------ Entries provided

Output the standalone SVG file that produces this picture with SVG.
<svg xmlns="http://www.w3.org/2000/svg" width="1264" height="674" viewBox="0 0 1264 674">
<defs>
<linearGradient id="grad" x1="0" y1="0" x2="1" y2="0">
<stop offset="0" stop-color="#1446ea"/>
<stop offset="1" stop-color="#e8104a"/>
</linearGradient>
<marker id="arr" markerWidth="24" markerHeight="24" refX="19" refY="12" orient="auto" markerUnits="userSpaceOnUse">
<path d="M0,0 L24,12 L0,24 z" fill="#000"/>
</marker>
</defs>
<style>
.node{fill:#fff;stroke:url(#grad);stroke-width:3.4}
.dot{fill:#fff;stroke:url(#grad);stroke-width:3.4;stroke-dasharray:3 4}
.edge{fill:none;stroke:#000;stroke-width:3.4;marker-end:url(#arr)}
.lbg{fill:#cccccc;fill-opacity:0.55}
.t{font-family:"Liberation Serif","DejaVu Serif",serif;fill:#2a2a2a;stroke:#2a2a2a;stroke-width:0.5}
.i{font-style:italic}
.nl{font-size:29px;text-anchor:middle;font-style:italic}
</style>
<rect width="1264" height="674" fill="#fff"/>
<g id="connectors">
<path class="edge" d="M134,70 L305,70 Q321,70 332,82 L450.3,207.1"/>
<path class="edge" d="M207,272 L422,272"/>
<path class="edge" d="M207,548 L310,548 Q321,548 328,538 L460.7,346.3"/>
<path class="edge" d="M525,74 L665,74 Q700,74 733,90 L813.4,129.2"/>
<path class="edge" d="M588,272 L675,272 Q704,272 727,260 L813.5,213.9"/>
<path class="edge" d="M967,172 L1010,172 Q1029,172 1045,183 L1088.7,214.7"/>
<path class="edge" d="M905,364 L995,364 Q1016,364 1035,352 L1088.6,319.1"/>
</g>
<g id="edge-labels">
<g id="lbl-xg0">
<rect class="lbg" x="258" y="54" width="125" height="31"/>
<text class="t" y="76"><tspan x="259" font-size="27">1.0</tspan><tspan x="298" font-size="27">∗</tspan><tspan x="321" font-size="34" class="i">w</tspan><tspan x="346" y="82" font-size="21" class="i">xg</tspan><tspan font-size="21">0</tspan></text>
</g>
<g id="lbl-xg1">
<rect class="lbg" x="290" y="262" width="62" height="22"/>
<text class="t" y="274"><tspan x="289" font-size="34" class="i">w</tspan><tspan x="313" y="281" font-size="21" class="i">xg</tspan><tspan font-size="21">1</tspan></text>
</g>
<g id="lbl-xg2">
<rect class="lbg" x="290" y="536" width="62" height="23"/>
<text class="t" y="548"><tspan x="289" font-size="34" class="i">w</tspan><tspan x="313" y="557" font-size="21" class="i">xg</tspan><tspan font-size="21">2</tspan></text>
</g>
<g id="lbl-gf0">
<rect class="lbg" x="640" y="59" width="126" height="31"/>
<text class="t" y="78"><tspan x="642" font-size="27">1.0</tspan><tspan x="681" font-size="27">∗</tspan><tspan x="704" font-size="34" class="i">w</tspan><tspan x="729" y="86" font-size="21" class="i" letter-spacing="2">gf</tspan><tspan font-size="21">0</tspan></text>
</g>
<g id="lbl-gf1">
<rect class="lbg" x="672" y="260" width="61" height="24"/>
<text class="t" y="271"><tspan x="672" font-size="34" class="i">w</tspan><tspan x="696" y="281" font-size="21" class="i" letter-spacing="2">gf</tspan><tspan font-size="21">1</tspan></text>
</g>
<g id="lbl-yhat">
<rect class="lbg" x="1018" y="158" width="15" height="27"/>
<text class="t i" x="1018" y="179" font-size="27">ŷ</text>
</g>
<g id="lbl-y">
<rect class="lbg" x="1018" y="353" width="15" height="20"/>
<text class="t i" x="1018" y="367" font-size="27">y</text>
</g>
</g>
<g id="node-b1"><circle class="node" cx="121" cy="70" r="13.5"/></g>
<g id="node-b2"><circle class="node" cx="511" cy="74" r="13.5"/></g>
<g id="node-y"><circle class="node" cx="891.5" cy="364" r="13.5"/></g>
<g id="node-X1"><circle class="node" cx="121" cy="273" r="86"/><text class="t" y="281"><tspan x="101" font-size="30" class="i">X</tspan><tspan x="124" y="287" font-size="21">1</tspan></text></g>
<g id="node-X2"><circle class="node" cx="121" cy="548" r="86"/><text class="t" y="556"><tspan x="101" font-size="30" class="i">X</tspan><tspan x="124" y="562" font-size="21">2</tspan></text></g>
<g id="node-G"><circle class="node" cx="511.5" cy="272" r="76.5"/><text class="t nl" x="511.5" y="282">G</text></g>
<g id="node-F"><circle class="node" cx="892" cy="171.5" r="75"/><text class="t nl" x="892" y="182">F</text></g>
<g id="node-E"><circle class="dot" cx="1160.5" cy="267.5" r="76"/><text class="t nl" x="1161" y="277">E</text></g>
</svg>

------------
------ Entries provided

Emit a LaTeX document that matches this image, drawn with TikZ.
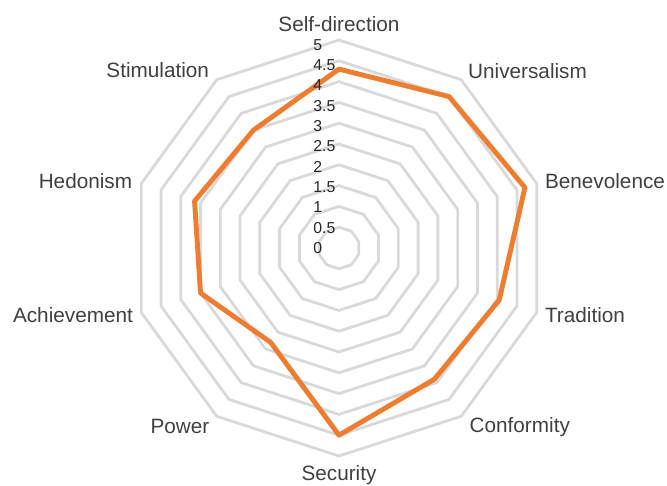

------------
------ Entries provided

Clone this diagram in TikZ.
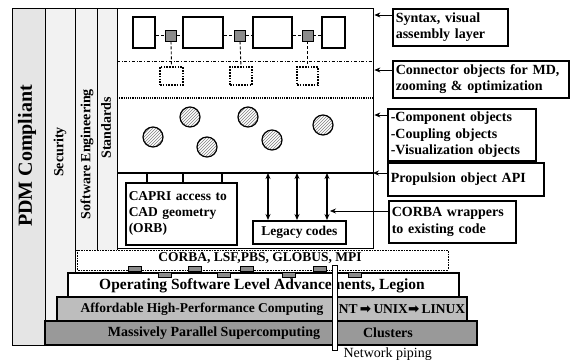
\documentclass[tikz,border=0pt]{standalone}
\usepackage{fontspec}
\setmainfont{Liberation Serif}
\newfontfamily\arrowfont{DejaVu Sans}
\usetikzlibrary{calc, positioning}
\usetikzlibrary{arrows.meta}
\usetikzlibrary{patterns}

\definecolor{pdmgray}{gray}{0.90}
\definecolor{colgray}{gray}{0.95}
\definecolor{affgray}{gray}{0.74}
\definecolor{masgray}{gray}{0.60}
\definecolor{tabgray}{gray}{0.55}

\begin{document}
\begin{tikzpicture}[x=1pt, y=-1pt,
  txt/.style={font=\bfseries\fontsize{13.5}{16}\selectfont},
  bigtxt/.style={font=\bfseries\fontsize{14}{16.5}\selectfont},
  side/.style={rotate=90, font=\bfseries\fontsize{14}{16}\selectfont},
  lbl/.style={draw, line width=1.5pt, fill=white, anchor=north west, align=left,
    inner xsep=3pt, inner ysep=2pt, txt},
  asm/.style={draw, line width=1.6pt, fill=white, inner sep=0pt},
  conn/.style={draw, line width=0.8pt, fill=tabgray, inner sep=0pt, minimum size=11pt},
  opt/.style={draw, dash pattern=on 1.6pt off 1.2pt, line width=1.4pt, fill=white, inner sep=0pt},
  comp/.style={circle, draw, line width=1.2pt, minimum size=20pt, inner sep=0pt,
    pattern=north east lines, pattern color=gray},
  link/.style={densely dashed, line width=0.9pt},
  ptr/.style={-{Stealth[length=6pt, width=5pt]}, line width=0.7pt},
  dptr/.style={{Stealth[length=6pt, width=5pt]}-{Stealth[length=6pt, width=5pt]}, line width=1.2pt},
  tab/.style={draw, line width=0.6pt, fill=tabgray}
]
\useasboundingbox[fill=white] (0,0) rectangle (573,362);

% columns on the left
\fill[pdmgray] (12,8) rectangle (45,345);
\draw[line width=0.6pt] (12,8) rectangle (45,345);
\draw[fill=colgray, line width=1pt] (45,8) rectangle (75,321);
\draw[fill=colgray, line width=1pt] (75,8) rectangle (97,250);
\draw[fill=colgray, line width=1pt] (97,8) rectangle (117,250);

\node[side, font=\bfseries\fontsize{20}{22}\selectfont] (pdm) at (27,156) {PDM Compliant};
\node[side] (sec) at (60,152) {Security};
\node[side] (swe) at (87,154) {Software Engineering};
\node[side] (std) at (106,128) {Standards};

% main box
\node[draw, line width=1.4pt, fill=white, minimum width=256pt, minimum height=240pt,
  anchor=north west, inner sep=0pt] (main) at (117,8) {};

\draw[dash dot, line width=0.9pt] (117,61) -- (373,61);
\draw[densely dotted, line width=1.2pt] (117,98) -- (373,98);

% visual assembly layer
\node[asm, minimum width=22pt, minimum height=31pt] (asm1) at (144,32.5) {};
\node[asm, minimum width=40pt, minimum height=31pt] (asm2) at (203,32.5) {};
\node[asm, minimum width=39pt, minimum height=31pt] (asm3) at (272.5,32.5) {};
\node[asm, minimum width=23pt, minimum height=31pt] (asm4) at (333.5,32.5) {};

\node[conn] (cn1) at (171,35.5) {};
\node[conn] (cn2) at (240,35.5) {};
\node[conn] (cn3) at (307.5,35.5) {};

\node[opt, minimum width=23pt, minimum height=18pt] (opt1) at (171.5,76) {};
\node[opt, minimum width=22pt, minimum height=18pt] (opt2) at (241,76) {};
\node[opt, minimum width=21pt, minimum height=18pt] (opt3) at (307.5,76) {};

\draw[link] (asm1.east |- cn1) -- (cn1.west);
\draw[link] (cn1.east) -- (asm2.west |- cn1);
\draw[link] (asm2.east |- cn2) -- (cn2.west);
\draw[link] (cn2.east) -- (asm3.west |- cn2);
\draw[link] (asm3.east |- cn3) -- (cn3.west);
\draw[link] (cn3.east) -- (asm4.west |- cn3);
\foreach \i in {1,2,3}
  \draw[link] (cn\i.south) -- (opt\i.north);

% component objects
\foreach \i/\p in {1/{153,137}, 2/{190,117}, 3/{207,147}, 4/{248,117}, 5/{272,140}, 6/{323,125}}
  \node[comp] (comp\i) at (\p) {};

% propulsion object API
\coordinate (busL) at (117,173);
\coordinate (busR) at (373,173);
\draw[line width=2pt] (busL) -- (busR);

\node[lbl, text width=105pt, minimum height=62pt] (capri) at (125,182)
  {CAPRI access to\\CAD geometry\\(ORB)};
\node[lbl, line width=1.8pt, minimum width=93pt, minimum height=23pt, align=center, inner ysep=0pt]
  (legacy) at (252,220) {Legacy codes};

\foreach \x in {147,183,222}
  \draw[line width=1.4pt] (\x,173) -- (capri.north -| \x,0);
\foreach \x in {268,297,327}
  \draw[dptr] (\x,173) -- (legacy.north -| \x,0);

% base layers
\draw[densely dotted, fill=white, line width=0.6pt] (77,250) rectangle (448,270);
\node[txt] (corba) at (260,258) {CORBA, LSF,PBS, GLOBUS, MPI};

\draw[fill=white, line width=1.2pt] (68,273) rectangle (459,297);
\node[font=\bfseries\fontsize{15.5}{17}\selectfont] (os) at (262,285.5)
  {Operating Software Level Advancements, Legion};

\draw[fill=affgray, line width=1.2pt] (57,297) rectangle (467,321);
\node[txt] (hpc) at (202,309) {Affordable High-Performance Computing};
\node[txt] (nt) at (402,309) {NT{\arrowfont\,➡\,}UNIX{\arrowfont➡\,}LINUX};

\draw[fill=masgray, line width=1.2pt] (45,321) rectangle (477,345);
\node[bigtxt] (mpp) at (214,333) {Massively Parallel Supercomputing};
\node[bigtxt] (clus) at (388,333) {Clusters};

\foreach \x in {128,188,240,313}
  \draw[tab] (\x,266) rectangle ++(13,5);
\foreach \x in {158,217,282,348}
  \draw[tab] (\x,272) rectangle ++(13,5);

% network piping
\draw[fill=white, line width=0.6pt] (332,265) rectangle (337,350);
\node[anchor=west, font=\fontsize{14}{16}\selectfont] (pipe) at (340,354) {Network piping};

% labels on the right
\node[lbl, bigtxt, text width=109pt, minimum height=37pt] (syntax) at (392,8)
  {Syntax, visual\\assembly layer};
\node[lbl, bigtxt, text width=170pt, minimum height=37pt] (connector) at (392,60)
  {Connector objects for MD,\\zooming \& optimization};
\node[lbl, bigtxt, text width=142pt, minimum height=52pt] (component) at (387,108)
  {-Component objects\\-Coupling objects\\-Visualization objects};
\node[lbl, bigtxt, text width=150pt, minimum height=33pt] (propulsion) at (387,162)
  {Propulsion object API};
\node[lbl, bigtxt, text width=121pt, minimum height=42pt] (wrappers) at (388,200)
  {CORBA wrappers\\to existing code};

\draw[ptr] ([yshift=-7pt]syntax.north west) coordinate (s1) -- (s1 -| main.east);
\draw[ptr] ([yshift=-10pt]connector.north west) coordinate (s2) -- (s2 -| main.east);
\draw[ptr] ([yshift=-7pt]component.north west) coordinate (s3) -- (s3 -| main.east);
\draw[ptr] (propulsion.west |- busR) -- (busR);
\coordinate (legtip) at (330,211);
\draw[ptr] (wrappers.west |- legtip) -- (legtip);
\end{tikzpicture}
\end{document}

------------

Objective
Restate word for word the part that opens with the line containing "Clone this diagram in TikZ." and closes with the line containing "(97,8) rectangle (117,250);", both ends included, and nothing else. Omit any images.

Full solution
Clone this diagram in TikZ.
\documentclass[tikz,border=0pt]{standalone}
\usepackage{fontspec}
\setmainfont{Liberation Serif}
\newfontfamily\arrowfont{DejaVu Sans}
\usetikzlibrary{calc, positioning}
\usetikzlibrary{arrows.meta}
\usetikzlibrary{patterns}

\definecolor{pdmgray}{gray}{0.90}
\definecolor{colgray}{gray}{0.95}
\definecolor{affgray}{gray}{0.74}
\definecolor{masgray}{gray}{0.60}
\definecolor{tabgray}{gray}{0.55}

\begin{document}
\begin{tikzpicture}[x=1pt, y=-1pt,
  txt/.style={font=\bfseries\fontsize{13.5}{16}\selectfont},
  bigtxt/.style={font=\bfseries\fontsize{14}{16.5}\selectfont},
  side/.style={rotate=90, font=\bfseries\fontsize{14}{16}\selectfont},
  lbl/.style={draw, line width=1.5pt, fill=white, anchor=north west, align=left,
    inner xsep=3pt, inner ysep=2pt, txt},
  asm/.style={draw, line width=1.6pt, fill=white, inner sep=0pt},
  conn/.style={draw, line width=0.8pt, fill=tabgray, inner sep=0pt, minimum size=11pt},
  opt/.style={draw, dash pattern=on 1.6pt off 1.2pt, line width=1.4pt, fill=white, inner sep=0pt},
  comp/.style={circle, draw, line width=1.2pt, minimum size=20pt, inner sep=0pt,
    pattern=north east lines, pattern color=gray},
  link/.style={densely dashed, line width=0.9pt},
  ptr/.style={-{Stealth[length=6pt, width=5pt]}, line width=0.7pt},
  dptr/.style={{Stealth[length=6pt, width=5pt]}-{Stealth[length=6pt, width=5pt]}, line width=1.2pt},
  tab/.style={draw, line width=0.6pt, fill=tabgray}
]
\useasboundingbox[fill=white] (0,0) rectangle (573,362);

% columns on the left
\fill[pdmgray] (12,8) rectangle (45,345);
\draw[line width=0.6pt] (12,8) rectangle (45,345);
\draw[fill=colgray, line width=1pt] (45,8) rectangle (75,321);
\draw[fill=colgray, line width=1pt] (75,8) rectangle (97,250);
\draw[fill=colgray, line width=1pt] (97,8) rectangle (117,250);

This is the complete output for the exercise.